Different types of chocolate require different heating and cooling temperatures. Tempering is done with methods like microwave, tabliering or seeding by hand. As a chocolate maker, you must also learn tempering by hand.
Tabliering or marble-slab technique is done by cutting the huge chocolate into small strips and heating it on a double boiler to a specific temperature. Half of the melted chocolate is poured on a marble slab to be worked on with a rubber spatula till it becomes glossy and smooth. Then it is cooled to a precise temperature. The remaining half is also worked till there is uniformity in temperature. The tempered chocolate is then dipped and molded. The tempered chocolate should not harden or lose its temper.
In seeding, you use the already tempered chocolate, or “seed”, to “inoculate” the melted chocolate so that type V crystals are dominant in the crystallization process. Temperatures must be monitored closely because lapses in this may lead to repeating the process.

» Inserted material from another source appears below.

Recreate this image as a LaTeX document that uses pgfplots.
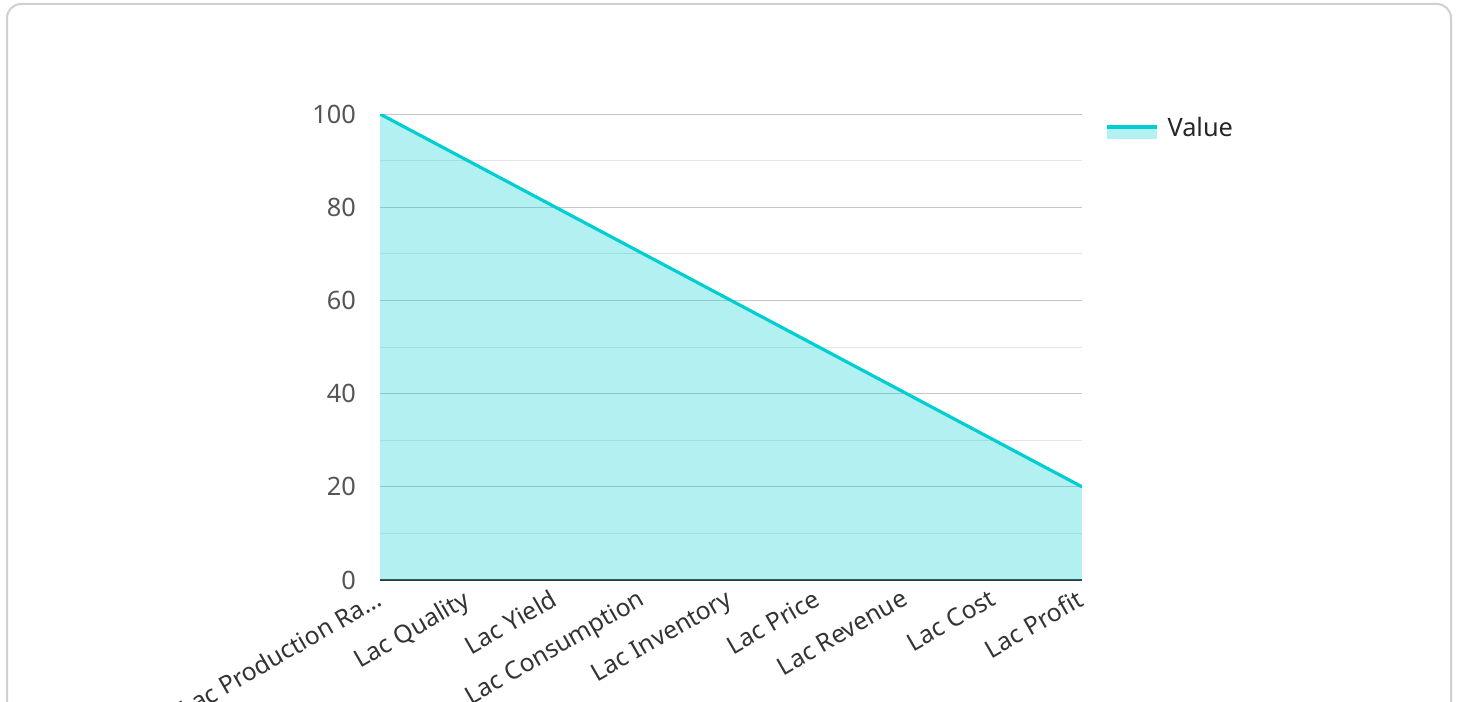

Tempering is difficult because even an incremental change in temperature, over-mixing and under-mixing spoil the results. Even highly experienced chocolate makers experience difficulty in humid conditions. Artisan chocolatiers prefer tabliering because of its marketing merits.
The variables in microwave chocolate making are the wattage of the oven, the level of cocoa butter in the raw chocolate and the quantity of chocolate added to the bowl for the melting process, for which fixed parameters are defined.
Though the whole process is tedious, when you see the happiness on the faces of those to whom you gift the chocolate boxes, all your aches will vanish into thin air.